WRITTEN PROBLEM: Print the listing as it stands, omitting all images.
[Begin GIVEN DATA]
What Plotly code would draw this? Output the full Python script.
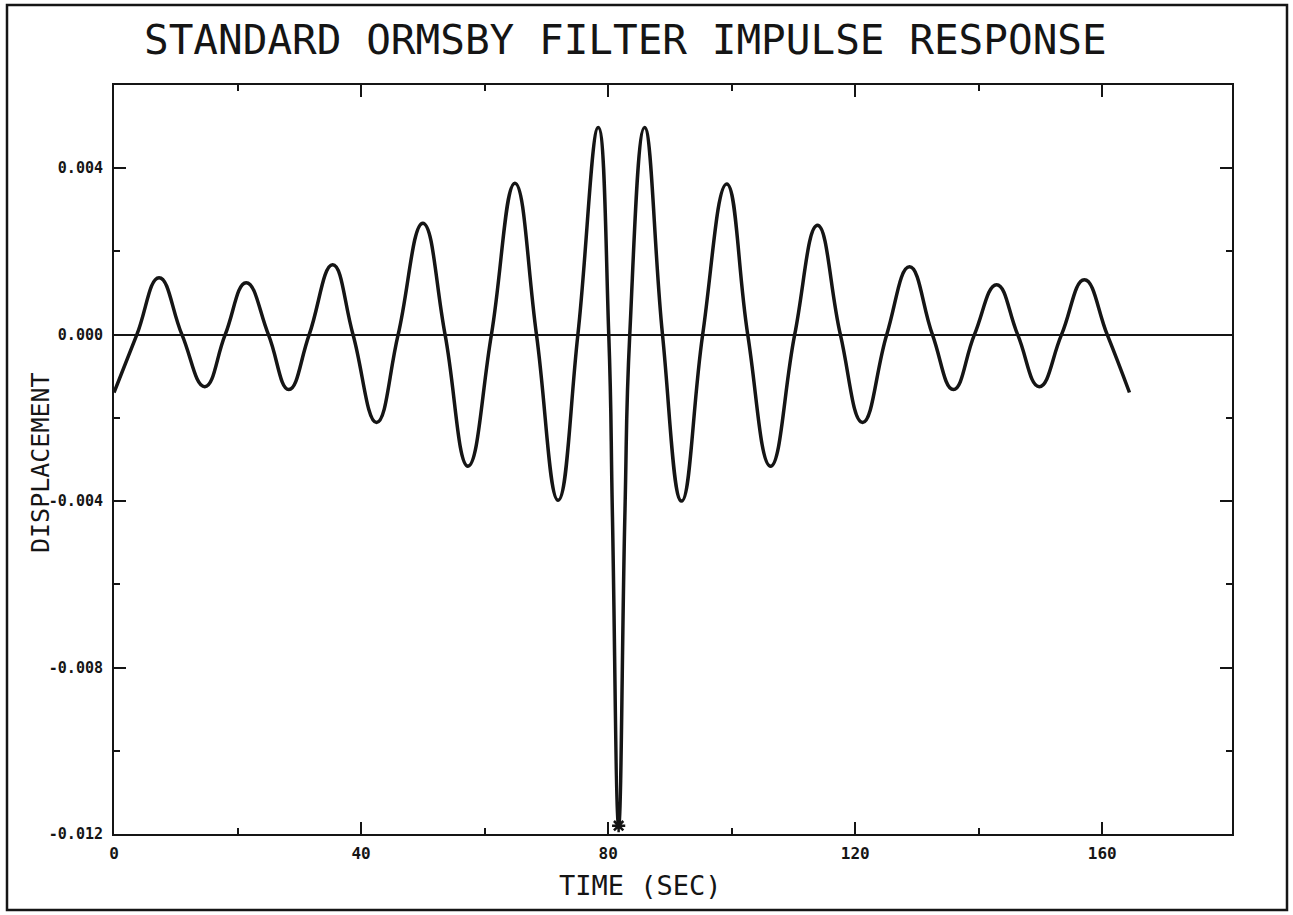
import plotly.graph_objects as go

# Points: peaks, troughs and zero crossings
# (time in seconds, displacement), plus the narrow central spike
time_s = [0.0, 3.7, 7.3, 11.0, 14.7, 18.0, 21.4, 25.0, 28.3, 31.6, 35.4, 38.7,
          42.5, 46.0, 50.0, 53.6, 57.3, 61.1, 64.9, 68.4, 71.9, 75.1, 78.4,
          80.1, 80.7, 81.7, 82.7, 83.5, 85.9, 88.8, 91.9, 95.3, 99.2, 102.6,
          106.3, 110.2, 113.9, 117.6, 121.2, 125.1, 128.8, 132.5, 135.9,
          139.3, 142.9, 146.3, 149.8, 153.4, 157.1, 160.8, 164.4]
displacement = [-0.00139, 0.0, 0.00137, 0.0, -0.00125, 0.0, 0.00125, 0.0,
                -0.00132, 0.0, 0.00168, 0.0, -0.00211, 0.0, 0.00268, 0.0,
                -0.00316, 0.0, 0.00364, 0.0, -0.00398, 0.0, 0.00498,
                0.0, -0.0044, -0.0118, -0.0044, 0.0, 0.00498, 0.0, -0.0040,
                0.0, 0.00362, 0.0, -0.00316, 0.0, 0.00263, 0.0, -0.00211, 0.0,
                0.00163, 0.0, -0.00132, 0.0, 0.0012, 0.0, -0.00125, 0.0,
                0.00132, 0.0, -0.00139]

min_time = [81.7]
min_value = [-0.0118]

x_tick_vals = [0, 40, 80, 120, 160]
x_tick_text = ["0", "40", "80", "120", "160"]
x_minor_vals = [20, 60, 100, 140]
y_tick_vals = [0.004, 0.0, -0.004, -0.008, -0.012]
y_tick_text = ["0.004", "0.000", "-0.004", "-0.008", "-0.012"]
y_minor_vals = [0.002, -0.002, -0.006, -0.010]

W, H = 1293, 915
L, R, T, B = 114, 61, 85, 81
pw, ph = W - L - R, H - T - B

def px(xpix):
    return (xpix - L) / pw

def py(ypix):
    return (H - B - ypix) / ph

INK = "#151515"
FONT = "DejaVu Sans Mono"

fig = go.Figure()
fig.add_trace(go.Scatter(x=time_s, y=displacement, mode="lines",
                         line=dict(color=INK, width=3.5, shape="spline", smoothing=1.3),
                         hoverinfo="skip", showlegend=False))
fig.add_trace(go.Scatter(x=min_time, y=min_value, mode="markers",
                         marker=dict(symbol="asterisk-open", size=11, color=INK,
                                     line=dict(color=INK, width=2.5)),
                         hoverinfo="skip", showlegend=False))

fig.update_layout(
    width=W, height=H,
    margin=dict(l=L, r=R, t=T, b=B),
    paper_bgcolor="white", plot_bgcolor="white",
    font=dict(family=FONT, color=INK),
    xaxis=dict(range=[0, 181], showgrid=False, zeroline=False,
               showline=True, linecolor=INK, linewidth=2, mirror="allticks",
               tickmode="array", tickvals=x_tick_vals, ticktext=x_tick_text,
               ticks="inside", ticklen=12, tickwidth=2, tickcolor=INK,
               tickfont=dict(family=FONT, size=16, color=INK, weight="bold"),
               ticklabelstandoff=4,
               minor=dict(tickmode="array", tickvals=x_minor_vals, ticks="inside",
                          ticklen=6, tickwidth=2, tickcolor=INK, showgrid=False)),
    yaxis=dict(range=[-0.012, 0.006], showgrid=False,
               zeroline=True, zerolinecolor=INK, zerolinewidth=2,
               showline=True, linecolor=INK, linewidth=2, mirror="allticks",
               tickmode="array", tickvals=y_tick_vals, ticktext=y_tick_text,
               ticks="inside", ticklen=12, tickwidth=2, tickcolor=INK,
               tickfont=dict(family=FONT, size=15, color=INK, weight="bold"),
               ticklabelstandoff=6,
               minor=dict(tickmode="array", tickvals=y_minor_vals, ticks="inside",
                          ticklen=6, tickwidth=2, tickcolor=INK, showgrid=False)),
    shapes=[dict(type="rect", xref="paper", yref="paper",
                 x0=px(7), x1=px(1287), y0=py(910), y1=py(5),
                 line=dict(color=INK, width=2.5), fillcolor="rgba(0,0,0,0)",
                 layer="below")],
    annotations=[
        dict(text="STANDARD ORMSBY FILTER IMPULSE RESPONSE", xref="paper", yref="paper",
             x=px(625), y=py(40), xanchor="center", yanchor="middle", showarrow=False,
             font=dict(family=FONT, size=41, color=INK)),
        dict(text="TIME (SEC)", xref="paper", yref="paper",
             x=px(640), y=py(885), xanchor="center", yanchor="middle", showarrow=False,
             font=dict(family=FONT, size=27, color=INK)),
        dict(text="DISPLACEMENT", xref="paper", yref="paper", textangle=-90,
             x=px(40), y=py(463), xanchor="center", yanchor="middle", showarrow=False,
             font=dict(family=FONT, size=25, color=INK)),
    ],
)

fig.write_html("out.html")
[End GIVEN DATA]
EXERCISE RESPONSE:
What Plotly code would draw this? Output the full Python script.
import plotly.graph_objects as go

# Points: peaks, troughs and zero crossings
# (time in seconds, displacement), plus the narrow central spike
time_s = [0.0, 3.7, 7.3, 11.0, 14.7, 18.0, 21.4, 25.0, 28.3, 31.6, 35.4, 38.7,
          42.5, 46.0, 50.0, 53.6, 57.3, 61.1, 64.9, 68.4, 71.9, 75.1, 78.4,
          80.1, 80.7, 81.7, 82.7, 83.5, 85.9, 88.8, 91.9, 95.3, 99.2, 102.6,
          106.3, 110.2, 113.9, 117.6, 121.2, 125.1, 128.8, 132.5, 135.9,
          139.3, 142.9, 146.3, 149.8, 153.4, 157.1, 160.8, 164.4]
displacement = [-0.00139, 0.0, 0.00137, 0.0, -0.00125, 0.0, 0.00125, 0.0,
                -0.00132, 0.0, 0.00168, 0.0, -0.00211, 0.0, 0.00268, 0.0,
                -0.00316, 0.0, 0.00364, 0.0, -0.00398, 0.0, 0.00498,
                0.0, -0.0044, -0.0118, -0.0044, 0.0, 0.00498, 0.0, -0.0040,
                0.0, 0.00362, 0.0, -0.00316, 0.0, 0.00263, 0.0, -0.00211, 0.0,
                0.00163, 0.0, -0.00132, 0.0, 0.0012, 0.0, -0.00125, 0.0,
                0.00132, 0.0, -0.00139]

min_time = [81.7]
min_value = [-0.0118]

x_tick_vals = [0, 40, 80, 120, 160]
x_tick_text = ["0", "40", "80", "120", "160"]
x_minor_vals = [20, 60, 100, 140]
y_tick_vals = [0.004, 0.0, -0.004, -0.008, -0.012]
y_tick_text = ["0.004", "0.000", "-0.004", "-0.008", "-0.012"]
y_minor_vals = [0.002, -0.002, -0.006, -0.010]

W, H = 1293, 915
L, R, T, B = 114, 61, 85, 81
pw, ph = W - L - R, H - T - B

def px(xpix):
    return (xpix - L) / pw

def py(ypix):
    return (H - B - ypix) / ph

INK = "#151515"
FONT = "DejaVu Sans Mono"

fig = go.Figure()
fig.add_trace(go.Scatter(x=time_s, y=displacement, mode="lines",
                         line=dict(color=INK, width=3.5, shape="spline", smoothing=1.3),
                         hoverinfo="skip", showlegend=False))
fig.add_trace(go.Scatter(x=min_time, y=min_value, mode="markers",
                         marker=dict(symbol="asterisk-open", size=11, color=INK,
                                     line=dict(color=INK, width=2.5)),
                         hoverinfo="skip", showlegend=False))

fig.update_layout(
    width=W, height=H,
    margin=dict(l=L, r=R, t=T, b=B),
    paper_bgcolor="white", plot_bgcolor="white",
    font=dict(family=FONT, color=INK),
    xaxis=dict(range=[0, 181], showgrid=False, zeroline=False,
               showline=True, linecolor=INK, linewidth=2, mirror="allticks",
               tickmode="array", tickvals=x_tick_vals, ticktext=x_tick_text,
               ticks="inside", ticklen=12, tickwidth=2, tickcolor=INK,
               tickfont=dict(family=FONT, size=16, color=INK, weight="bold"),
               ticklabelstandoff=4,
               minor=dict(tickmode="array", tickvals=x_minor_vals, ticks="inside",
                          ticklen=6, tickwidth=2, tickcolor=INK, showgrid=False)),
    yaxis=dict(range=[-0.012, 0.006], showgrid=False,
               zeroline=True, zerolinecolor=INK, zerolinewidth=2,
               showline=True, linecolor=INK, linewidth=2, mirror="allticks",
               tickmode="array", tickvals=y_tick_vals, ticktext=y_tick_text,
               ticks="inside", ticklen=12, tickwidth=2, tickcolor=INK,
               tickfont=dict(family=FONT, size=15, color=INK, weight="bold"),
               ticklabelstandoff=6,
               minor=dict(tickmode="array", tickvals=y_minor_vals, ticks="inside",
                          ticklen=6, tickwidth=2, tickcolor=INK, showgrid=False)),
    shapes=[dict(type="rect", xref="paper", yref="paper",
                 x0=px(7), x1=px(1287), y0=py(910), y1=py(5),
                 line=dict(color=INK, width=2.5), fillcolor="rgba(0,0,0,0)",
                 layer="below")],
    annotations=[
        dict(text="STANDARD ORMSBY FILTER IMPULSE RESPONSE", xref="paper", yref="paper",
             x=px(625), y=py(40), xanchor="center", yanchor="middle", showarrow=False,
             font=dict(family=FONT, size=41, color=INK)),
        dict(text="TIME (SEC)", xref="paper", yref="paper",
             x=px(640), y=py(885), xanchor="center", yanchor="middle", showarrow=False,
             font=dict(family=FONT, size=27, color=INK)),
        dict(text="DISPLACEMENT", xref="paper", yref="paper", textangle=-90,
             x=px(40), y=py(463), xanchor="center", yanchor="middle", showarrow=False,
             font=dict(family=FONT, size=25, color=INK)),
    ],
)

fig.write_html("out.html")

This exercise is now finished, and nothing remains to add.